Software engineers are enjoying a nice run, where one can make lots of money applying basic software skills anyone can learn, grabbing free info anyone can get, and utilizing libraries everyone gets with their computer/phone OS but has not been provided access to by their hardware vendor. Hopefully technology will keep changing so fast the run will last forever (as long as you keep hopping to the newest bleeding edge). But this seems like borrowed time to me, access to free info and your own computer's clock or whatever is a commodity anyone can provide, whether it's someone earlier in the chain selling the hardware, or just millions of hungry programmers in developing countries.



>grabbing free info anyone can get

Yes, that's true, the info is free in a sense that someone published it on the internet. But taking the weather companies as an example, someone has to measure the weather, and then compute the predictions. That'a real cost someone needs to pay. And that I think is the reason some people don't like what Google is doing - they are displaying the temperature, while someone else paid for it to be measured.


TBF though, weather is like the worst example of rent seeking. The people that provide the most value to weather reporting and prediction is the federal government through the a National Weather Service. Private companies usually just repackage the free government provided reports, or they do some analysis on top of the government provided data.

That’s what has always made AccuWeather’s attempt to “privatize” (in reality stop having the government publicly publish forecasts, but continue the hard work of data collection) the weather service transparent rent seeking.


Agreed. weather.gov is maybe a bit ugly but works great, and is mobile optimized.

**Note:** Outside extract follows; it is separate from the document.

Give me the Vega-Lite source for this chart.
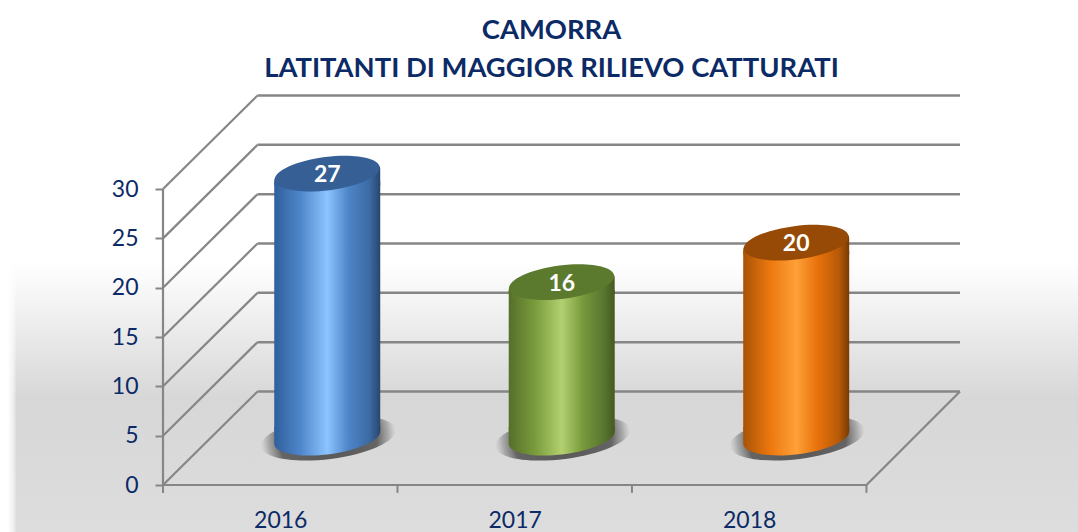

Although I disagree with other point, spokeo and fastpeoplesearch is the absolute worst example of digging through private info of millions and "only consolidating it". SWEs working on this type of stuff are either immature or have no soul in my opinion


Google Search weather data is provided by weather.com in a commercial relationship with Google, so either Google is paying for the data like everyone else, or weather.com is providing it at their cost for their own reasons.